The first NATO-Georgia exercises were held in 2016.

At a 2008 summit, NATO agreed that Georgia, a former Soviet republic with a population of 3.7 million, will eventually become a member of the alliance, but no firm date has been given, although the membership perspective for the country has been reconfirmed at every summit since.

Georgian Defense Minister Levan Izoria said on March 18 that the military exercises are of a defensive nature and not directed against Russia.

Moscow has made explicit its opposition to NATO’s further expansion, especially regarding Georgia and Ukraine. Kyiv also seeks to become a member of the security alliance.


Russia has been keeping its troops in Georgia's separatist regions of South Ossetia and Abkhazia since it recognized the two breakaway regions' independence following its brief war with Georgia in August 2008.

Russian troops guard the two breakaway regions' de facto boundaries with Georgia.

Georgia's State Security Service said earlier that Russian troops had detained a Georgian national near the administrative boundary between Georgia and South Ossetia.

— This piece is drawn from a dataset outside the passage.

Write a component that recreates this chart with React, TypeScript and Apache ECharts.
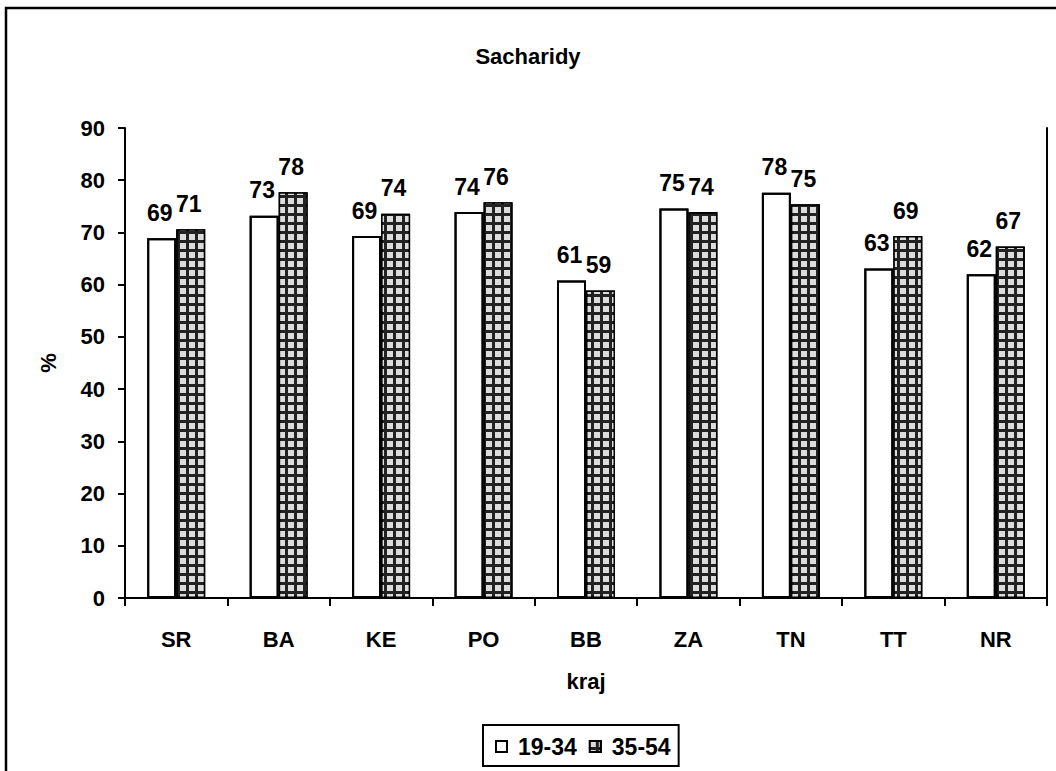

Local residents in the village of Ditsi told RFE/RL that Givi Beruashvil, 21, was detained by Russian soldiers on March 17, four days after separatist Abkhaz officials handed the body of another Georgian citizen, Irakli Kvaratskhelia, to Tbilisi.

Abkhazia's de facto officials and Russian border guards have said the 29-year-old Kvaratskhelia hanged himself in a detention room after he was detained for alleged illegal border crossing.

Last year, another Georgian man, Archil Tatunashvili, died under unclear circumstances while in custody in South Ossetia.

Separatist authorities in South Ossetia said then that Tatunashvili was detained on suspicion of intending to conduct a terrorist attack in the region and died of heart failure after he allegedly attacked police as they tried to move him to a detention cell.

In 2016, 31-year-old Georgian citizen Giga Otkhozoria was shot dead by Russian troops patrolling the area near the boundary.

RFE/RL has been declared an "undesirable organization" by the Russian government.